Laura Morrison, Charles' wife and the firm's architect, told the city's Historic District Commission that it would cost more to renovate the existing building, which would basically require constructing a building inside the existing structure, than it would to build a new school on the 7-acre site - $5.2 million vs. $3.3 million.

"Those are some really rough numbers if you build a building that exact same size," Windle said, noting that the district needs a 60,000-square foot high school instead. "There is no way we could build it for that."

The commission considers any building in the Historic District that's more than 50 years old to be historic. On July 1, commissioners gave the school district approval to tear down the school based on "economic hardship," but that's only if another high school is built on the site.

Charles Morrison told the commission the property would have more commercial value if the school was torn down, then another school could be built elsewhere.

"The spot's wonderful," said Windle. "If it was a clean piece of land, it would be extremely valuable."

But commissioners didn't go for that.

"It was really innovative when it was built, especially for this town," said Melissa Greene, chairman of the Historic District Commission. "I would have liked to see it restored, or just put to another use."

Glenna Booth, the city's preservation officer and economic development coordinator, said the high school fits in with architecture along Arkansas 62, which runs along one side of the school and is home to motor courts that sprouted in the 1940s and '50s.

"There's still a lot of roadside culture up there around it," she said. "It's part of that historical preservation movement. You don't really value recent architecture because they're just old buildings."

Booth said there has been interest nationwide in mid-century buildings, which are "becoming endangered."

"Victorian architecture was once thought to be horrible," she said. "They wiped out parts of cities to put up other things, which are now parking lots."

Booth said the commission wants the school to remain at the current site.

"They don't want the school to go off to the edge of town," she said.

Carr said he prefers the edge of town. He wants to build a new high school on 34 acres the school district owns along Greenwood Hollow Road by the elementary and middle schools.

That would give the school district room to build a larger high school, said Carr. He estimates that construction would cost $7 million to $10 million. Greenwood Hollow Road is outside the city's historic district, so the building wouldn't have to fit in with surrounding architecture.

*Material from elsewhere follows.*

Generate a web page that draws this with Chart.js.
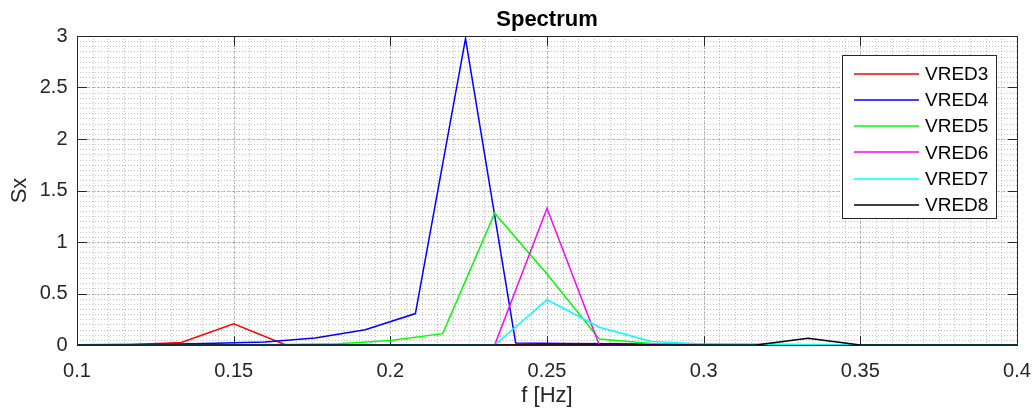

Even if a new school is built at the current site of the high school, it wouldn't be large enough, the Morrisons told the commission. They said a 5,000-square-foot addition would be necessary, and that could cost another $700,000.

Worst-case scenario, Carr said, is the high school remains in the current building and no addition is built. The school already has two additions to accommodate overflow classrooms.

"I guess size-wise we could make it do," Carr said of the existing high school, "but it's just the condition of the building. Nothing in this building really meets today's code. The flat roof is just something we patch all the time. And you can't run wires down through that glass block."

Instead, wiring for computers and other electronic equipment runs along the exterior of the walls.

Energy efficiency is also a concern in the existing high school. There's no insulation in the roof. And the walls have an R value (a measure of thermal resistance) of less than 2. Arkansas energy code requires an R value of 13 for school walls.

The building was designed by T. Ewing Shelton of Fayetteville in 1951, a time when energy efficiency wasn't a consideration. Ewing also designed Asbell and Root elementary schools in Fayetteville, incorporating glass block in those buildings as well. The glass block in the Fayetteville schools was later replaced with double-pane insulated glass.

Carr said the school's enrollment has hovered around 220 for six years. If the district builds a new high school, it would have to accommodate the projected school population 10 years down the road, which is 240 students.

The district could sell the high school building and property, Greene said, but she would like to see it stay intact.

"It's prime commercial property," she said, "so it could be worth a lot of money."

Carr said the School Board will probably decide before the end of the year what to do. If the board decides to build a new school, it will have to take the issue before voters and request a millage increase. Carr said Eureka Springs currently has a 34.15 mill property tax for public schools, the lowest rate in Carroll County.

"It's not really a good time to ask for a millage increase, but it's never a good time to ask for a millage increase," Carr said.

Carr said the School Board hasn't put that in writing, "but that's the consensus."

"It just doesn't seem like a prudent thing to do financially," he said.

The School Board could refinance a bond issue for another 30 years and generate about $4 million to help with the construction, Carr said.

The Morrisons are working on plans for building a high school at both locations, but they're not going to do the full-fledged design until the School Board decides what it wants to do. Kinco Constructors of Little Rock will be the contractor.

Shelton was a well known architect in Arkansas. He designed the Baxter County Courthouse in Mountain Home, which was built from 1941 to 1943 by the Works Progress Administration and is on the National Register of Historic Places.

"He built them all over the world," said Ernie Jacks, professor emeritus of architecture at the University of Arkansas. "There are some in Japan."

"I know architects I've spoken to about this don't have a special love for it," Jeff Shannon, dean of the UA's Fay Jones School of Architecture, said of Shelton's school designs, said.

"It has served the district well for lots of years," he said of the old high school. "It's just time to move on."